# DATA SEGMENT

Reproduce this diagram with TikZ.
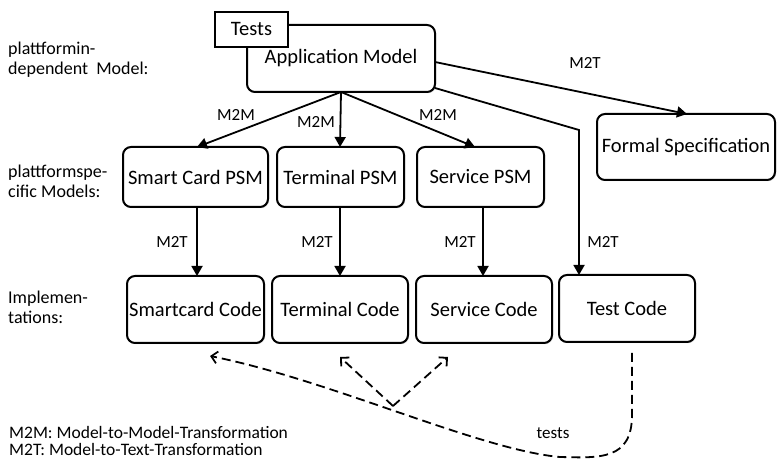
\documentclass[tikz,border=0pt]{standalone}
\usepackage{fontspec}
\setmainfont{Carlito}
\usetikzlibrary{arrows.meta,shadows}
\begin{document}
\begin{tikzpicture}[x=1pt,y=-1pt,
  box/.style={draw,line width=2pt,rounded corners=8pt,fill=white,
    font=\fontsize{20.5}{23}\selectfont,inner sep=0pt,
    drop shadow={opacity=0.25,shadow xshift=1.2pt,shadow yshift=-1.2pt}},
  sqbox/.style={draw,line width=1.8pt,fill=white,font=\fontsize{20.5}{23}\selectfont,inner sep=0pt},
  conn/.style={line width=1.8pt,-{Triangle[length=10pt,width=11pt]}},
  dconn/.style={line width=1.8pt,dash pattern=on 9pt off 5pt,-{Straight Barb[length=6pt,width=12pt,line width=1.8pt]}},
  lbl/.style={font=\fontsize{17}{20}\selectfont,inner sep=0pt},
  side/.style={font=\fontsize{18}{20}\selectfont,inner sep=0pt,anchor=west,align=left}]
\useasboundingbox (0,0) rectangle (777,462);

% top level
\node[box,minimum width=188pt,minimum height=67pt] (am) at (341,58.5) {\raisebox{-5pt}{Application Model}};
\node[sqbox,minimum width=73pt,minimum height=35pt] (tests) at (251.5,29.5) {Tests};
\node[box,minimum width=178pt,minimum height=66pt] (fs) at (686,147) {Formal Specification};

% PSMs
\node[box,minimum width=145pt,minimum height=60pt] (scp) at (195.5,177) {Smart Card PSM};
\node[box,minimum width=127pt,minimum height=60pt] (tp) at (340.5,177) {Terminal PSM};
\node[box,minimum width=127pt,minimum height=60pt] (sp) at (480.5,177) {Service PSM};

% Code
\node[box,minimum width=137pt,minimum height=67pt] (scc) at (195.5,309.5) {Smartcard Code};
\node[box,minimum width=136pt,minimum height=67pt] (tc) at (340,309.5) {Terminal Code};
\node[box,minimum width=136pt,minimum height=67pt] (svc) at (484,309.5) {Service Code};
\node[box,minimum width=136pt,minimum height=67pt] (tcc) at (627,308.5) {Test Code};

% M2M arrows
\coordinate (amb) at (341,92);
\draw[conn] (amb) -- (197,147);
\draw[conn] (amb) -- (340,147);
\draw[conn] (amb) -- (475,147);
\node[lbl] (l1) at (236,115) {M2M};
\node[lbl] (l2) at (316,122) {M2M};
\node[lbl] (l3) at (438,115) {M2M};

% M2T to formal spec
\draw[conn] (435,62) -- (687,114);
\node[lbl] (l4) at (585,63) {M2T};

% to test code
\draw[conn] (435,88) -- (579,130) -- (579,275);

% PSM -> code
\draw[conn] (scp.south -| 197,0) -- (197,276);
\draw[conn] (tp.south -| 340,0) -- (340,276);
\draw[conn] (sp.south -| 483,0) -- (483,276);
\node[lbl] (m1) at (172,242) {M2T};
\node[lbl] (m2) at (317,242) {M2T};
\node[lbl] (m3) at (460,242) {M2T};
\node[lbl] (m4) at (603,242) {M2T};

% dashed tests path
\coordinate (tstart) at (632,353);
\coordinate (scend) at (210,356);
\coordinate (cross) at (393,406);
\draw[dconn] (tstart) -- (632,415) .. controls (632,460) and (600,458) .. (560,457)
   .. controls (480,450) and (330,380) .. (scend);
\draw[dconn] (cross) -- (340,357);
\draw[dconn] (cross) -- (448,357);
\node[lbl] (tl) at (553,433) {tests};

% side labels
\node[side] (s1) at (8,60) {plattformin-\\dependent~~Model:};
\node[side] (s2) at (8,181) {plattformspe-\\cific Models:};
\node[side] (s3) at (8,307) {Implemen-\\tations:};

% legend
\node[side,font=\fontsize{17.5}{17}\selectfont] (lg) at (9,441) {M2M: Model-to-Model-Transformation\\M2T: Model-to-Text-Transformation};
\end{tikzpicture}
\end{document}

# SET PROBLEM
Starting at the top of the listing above, please restate word for word each line up to and including the one that holds "(0,0) rectangle (777,462);", omitting every image.

# FINISHED EXERCISE
Reproduce this diagram with TikZ.
\documentclass[tikz,border=0pt]{standalone}
\usepackage{fontspec}
\setmainfont{Carlito}
\usetikzlibrary{arrows.meta,shadows}
\begin{document}
\begin{tikzpicture}[x=1pt,y=-1pt,
  box/.style={draw,line width=2pt,rounded corners=8pt,fill=white,
    font=\fontsize{20.5}{23}\selectfont,inner sep=0pt,
    drop shadow={opacity=0.25,shadow xshift=1.2pt,shadow yshift=-1.2pt}},
  sqbox/.style={draw,line width=1.8pt,fill=white,font=\fontsize{20.5}{23}\selectfont,inner sep=0pt},
  conn/.style={line width=1.8pt,-{Triangle[length=10pt,width=11pt]}},
  dconn/.style={line width=1.8pt,dash pattern=on 9pt off 5pt,-{Straight Barb[length=6pt,width=12pt,line width=1.8pt]}},
  lbl/.style={font=\fontsize{17}{20}\selectfont,inner sep=0pt},
  side/.style={font=\fontsize{18}{20}\selectfont,inner sep=0pt,anchor=west,align=left}]
\useasboundingbox (0,0) rectangle (777,462);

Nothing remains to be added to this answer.